Dividing his time between Goa and Portugal, he continues to write songs about Goa, and has extensively written about it in the book. How would he sum up Goa?

“Now I don’t live in Goa exclusively; I divide my time between Porto and Goa. In a way you can say I enjoy ‘the best of both worlds’.

“I remember returning from my very first trip to Europe, which lasted from 1977 to 1979, when I hitchhiked around eight countries in Europe and North Africa during the summers. When I returned, I was on a quest to really discover my Goa; I bought a yellow scooter, and a map which I used mainly to avoid all the roads shown on it — I hit the interior mud tracks.

“Goa was still untouched then, and my drives took me to unexpected friendly villages, lakes and beaches of which only the locals seemed to know the names. I spent the nights in a chapel or temple verandas, and often woke up with a bunch of excited village kids surrounding and eyeing me with curiosity, and I knew just how Gulliver must have felt,” Fernandes said with a smile.
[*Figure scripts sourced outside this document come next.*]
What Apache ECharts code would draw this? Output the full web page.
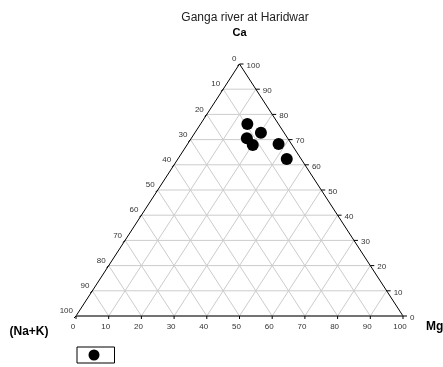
<!DOCTYPE html>
<html>
<head>
<meta charset="utf-8">
<script src="https://cdn.jsdelivr.net/npm/echarts@6/dist/echarts.min.js"></script>
<style>html,body{margin:0;padding:0;background:#fff}#c{width:443px;height:367px}</style>
</head>
<body>
<div id="c"></div>
<script>
// Ternary composition (percent)
const sampleCa  = [76.2, 72.7, 70.5, 67.9, 68.3, 62.3];
const sampleMg  = [14.3, 20.2, 17.0, 20.1, 27.8, 33.3];
const sampleNaK = [9.5, 7.1, 12.5, 12.0, 3.9, 4.4];
const tickValues = [0, 10, 20, 30, 40, 50, 60, 70, 80, 90, 100];
const titleText = 'Ganga river at Haridwar';
const apexLabels = { top: 'Ca', right: 'Mg', left: '(Na+K)' };

// ternary -> cartesian (x: 0..100 along base, y: Ca 0..100)
function toXY(ca, mg, nak) {
  const s = ca + mg + nak;
  const c = ca / s * 100, m = mg / s * 100;
  return [m + c / 2, c];
}
const points = sampleCa.map((c, i) => toXY(c, sampleMg[i], sampleNaK[i]));

const FONT = 'Liberation Sans, Arial, sans-serif';

function renderFrame(params, api) {
  const ch = [];
  const P = (xy) => api.coord(xy);
  const line = (a, b, stroke, w) => ch.push({type: 'line', shape: {x1: a[0], y1: a[1], x2: b[0], y2: b[1]}, style: {stroke: stroke, lineWidth: w}, silent: true});
  const text = (x, y, t, align, va, size, color, weight) => ch.push({type: 'text', x: x, y: y, style: {text: t, align: align, verticalAlign: va, fontSize: size, fontFamily: FONT, fill: color, fontWeight: weight || 'normal'}, silent: true});
  const grid = '#cccccc';
  tickValues.forEach(k => {
    if (k === 0 || k === 100) return;
    line(P(toXY(k, 0, 100 - k)), P(toXY(k, 100 - k, 0)), grid, 1);
    line(P(toXY(0, k, 100 - k)), P(toXY(100 - k, k, 0)), grid, 1);
    line(P(toXY(0, 100 - k, k)), P(toXY(100 - k, 0, k)), grid, 1);
  });
  const A = P(toXY(100, 0, 0)), B = P(toXY(0, 100, 0)), C = P(toXY(0, 0, 100));
  line(C, A, '#000', 1);
  line(A, B, '#000', 1);
  line(C, B, '#444', 1.6);
  tickValues.forEach(k => {
    const b = P(toXY(0, k, 100 - k));
    line(b, [b[0], b[1] + 3], '#000', 1);
    text(b[0] - 3, b[1] + 11, String(k), 'center', 'middle', 8, '#333');
    const r = P(toXY(k, 100 - k, 0));
    line(r, [r[0] + 4, r[1]], '#000', 1);
    text(r[0] + 7, r[1] + 1.5, String(k), 'left', 'middle', 8, '#333');
    const l = P(toXY(100 - k, 0, k));
    line(l, [l[0] - 2, l[1] + 2], '#000', 1);
    text(l[0] - 3, l[1] - 5, String(k), 'right', 'middle', 8, '#333');
  });
  text(A[0], A[1] - 31, apexLabels.top, 'center', 'middle', 11, '#000', 'bold');
  text(B[0] + 23, B[1] + 11, apexLabels.right, 'left', 'middle', 12, '#000', 'bold');
  text(C[0] - 47, C[1] + 16, apexLabels.left, 'center', 'middle', 12, '#000', 'bold');
  return {type: 'group', children: ch};
}

const chart = echarts.init(document.getElementById('c'), null, {renderer: 'canvas'});
chart.setOption({
  animation: false,
  backgroundColor: '#fff',
  title: {text: titleText, left: 240, top: 7, textAlign: 'center', textStyle: {fontSize: 12, fontWeight: 'normal', color: '#222', fontFamily: FONT}},
  grid: {left: 76, right: 40, top: 64, bottom: 51},
  xAxis: {type: 'value', min: 0, max: 100, show: false},
  yAxis: {type: 'value', min: 0, max: 100, show: false},
  legend: {
    left: 77, top: 347, orient: 'horizontal',
    borderColor: '#000', borderWidth: 1, borderRadius: 0,
    padding: [2.5, 15, 2.5, 11.5], itemWidth: 11, itemHeight: 11, itemGap: 0,
    formatter: () => '', textStyle: {fontSize: 1},
    itemStyle: {opacity: 1},
    data: [{name: 'Haridwar', icon: 'circle'}]
  },
  series: [
    {type: 'custom', name: 'frame', coordinateSystem: 'cartesian2d', clip: false, silent: true, z: 1,
     renderItem: renderFrame, data: [[0, 0]]},
    {type: 'scatter', name: 'Haridwar', symbol: 'circle', symbolSize: 12, z: 5,
     itemStyle: {color: '#000', opacity: 1}, data: points}
  ]
});
</script>
</body>
</html>
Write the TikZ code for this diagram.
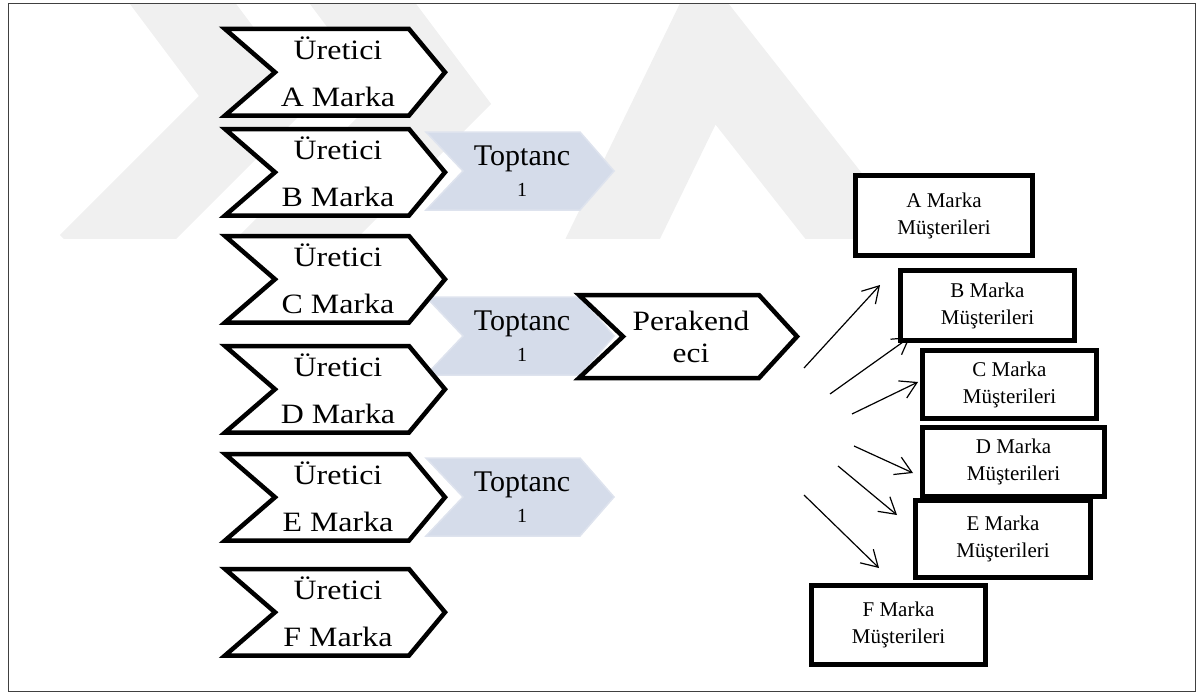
\documentclass[tikz,border=0pt]{standalone}
\usepackage{fontspec}
\setmainfont{Liberation Serif}
\usepackage{graphicx}
\usetikzlibrary{arrows.meta}

\definecolor{toptfill}{RGB}{213,220,234}
\definecolor{toptedge}{RGB}{222,227,238}
\definecolor{wmark}{RGB}{240,240,240}

% horizontally widened lettering used in the arrow shapes
\newcommand\wideu[1]{\scalebox{1.14}[1]{#1}}
\newcommand\widep[1]{\scalebox{1.12}[1]{#1}}

% producer chevron: #1 name, #2 top edge, #3 brand letter
\newcommand\uretici[3]{%
  \draw[uret] (225,#2) -- (409,#2) -- (445,#2+43.25) -- (409,#2+86.5)
    -- (225,#2+86.5) -- (275,#2+43.25) -- cycle;
  \node[uretext] (#1) at (338,#2+45)
    {\begin{tabular}{@{}c@{}}\wideu{Üretici}\\\wideu{#3 Marka}\end{tabular}};
}
% wholesaler chevron: #1 name, #2 top edge
\newcommand\toptanci[2]{%
  \draw[topt] (426,#2) -- (580,#2) -- (614,#2+39) -- (580,#2+78)
    -- (426,#2+78) -- (463,#2+39) -- cycle;
  \node[topttext] (#1) at (522,#2+42.3)
    {\begin{tabular}{@{}c@{}}Toptanc\\\fontsize{20}{31}\selectfont 1\end{tabular}};
}

\begin{document}
\begin{tikzpicture}[x=1pt,y=-1pt,
  uret/.style={draw=black, fill=white, line width=4.5pt, miter limit=10},
  uretext/.style={inner sep=0pt, font=\fontsize{28}{47}\selectfont},
  perakt/.style={inner sep=0pt, font=\fontsize{28}{32}\selectfont},
  topt/.style={fill=toptfill, draw=toptedge, line width=1.5pt},
  topttext/.style={inner sep=0pt, font=\fontsize{30}{31}\selectfont},
  musbox/.style={draw=black, line width=5pt, fill=white, inner sep=0pt,
    font=\fontsize{21}{27}\selectfont},
  flow/.style={line width=1.2pt,
    -{Straight Barb[length=16pt,width=19pt]}},
  wm/.style={draw=wmark, line width=85pt, miter limit=10}
]
\useasboundingbox (0,0) rectangle (1199,693);

% faint background emblem
\begin{scope}
  \clip (8,4) rectangle (1195,238);
  \draw[wm] (150,-40) -- (255,100) -- (90,265);
  \draw[wm] (330,-40) -- (435,100) -- (270,265);
  \draw[wm] (600,265) -- (707,45) -- (880,265);
\end{scope}

% outer frame
\draw[black!75, line width=1pt] (8,4) rectangle (1195,691);

% wholesalers (behind the producers and the retailer)
\toptanci{tb}{132}
\toptanci{tc}{297}
\toptanci{te}{458}

% producers
\uretici{ua}{29}{A}
\uretici{ub}{129}{B}
\uretici{uc}{236}{C}
\uretici{ud}{346}{D}
\uretici{ue}{454}{E}
\uretici{uf}{569}{F}

% retailer
\draw[uret] (579,295) -- (759,295) -- (797,336.5) -- (759,378)
  -- (579,378) -- (623,336.5) -- cycle;
\node[perakt] (per) at (691,339.6)
  {\begin{tabular}{@{}c@{}}\widep{Perakend}\\\widep{eci}\end{tabular}};

% arrows towards the customer groups
\coordinate (s1) at (804,368); \coordinate (e1) at (880,285);
\coordinate (s2) at (830,394); \coordinate (e2) at (910,337);
\coordinate (s3) at (852,414); \coordinate (e3) at (918,382);
\coordinate (s4) at (854,446); \coordinate (e4) at (913,473);
\coordinate (s5) at (838,466); \coordinate (e5) at (897,515);
\coordinate (s6) at (804,495); \coordinate (e6) at (879,568);
\foreach \i in {1,...,6} \draw[flow] (s\i) -- (e\i);

% customer groups
\node[musbox, minimum width=177pt, minimum height=80pt] (ma) at (944,215.5)
  {\begin{tabular}{@{}c@{}}A Marka\\Müşterileri\end{tabular}};
\node[musbox, minimum width=174pt, minimum height=70pt] (mb) at (987.5,305.5)
  {\begin{tabular}{@{}c@{}}B Marka\\Müşterileri\end{tabular}};
\node[musbox, minimum width=174pt, minimum height=68pt] (mc) at (1009.5,384.5)
  {\begin{tabular}{@{}c@{}}C Marka\\Müşterileri\end{tabular}};
\node[musbox, minimum width=182pt, minimum height=69pt] (md) at (1013.5,462)
  {\begin{tabular}{@{}c@{}}D Marka\\Müşterileri\end{tabular}};
\node[musbox, minimum width=175pt, minimum height=77pt] (me) at (1003,539)
  {\begin{tabular}{@{}c@{}}E Marka\\Müşterileri\end{tabular}};
\node[musbox, minimum width=174pt, minimum height=79pt] (mf) at (898.5,625)
  {\begin{tabular}{@{}c@{}}F Marka\\Müşterileri\end{tabular}};
\end{tikzpicture}
\end{document}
“Today I feel sad to see Goa’s nature and the Goan people’s warmth and honesty corroded and destroyed due to various factors. I do wish our leaders had fought for and obtained Special Status for this rare jewel in India’s crown when they easily could have. Each and every one of them promised it when election time came around. Special Status would have made the exploitation and sale of Goa impossible, and perhaps no one wanted to stop that,” he lamented.

Elaborating on this, he said Porto reminded him of the old Goa.

“Yes, it certainly does. While the rest of India was colonised by the British for about 150 years, Goa was Portuguese for 451 years. That’s a lot of generations. So the Portuguese influence here was much stronger and deeper in all spheres, be it architecture, language, cuisine, dress, thought or music. Therefore, Porto, in fact all of Portugal, reminds of the Goa I grew up in, in some way or the other,” Fernandes said.

What is it like living in his ancestral house?

“It is like literally living in your ancestors’ lap. And my home recording studio, where I have created most of my songs, is in my grandmother’s old bedroom. She was the quintessential grandmother from fairy tales. She had white/silver hair tied in a bun, wore clean starched dresses and Chinese slippers in the house, and always smelled of lavender flowers as she sat me on her lap and told me my favourite story for the thousandth time. I loved her – and she loved me. She always called me her ‘morgado’, or the favourite one. I love to think I have her blessings every time I enter her room,” Fernandes concluded.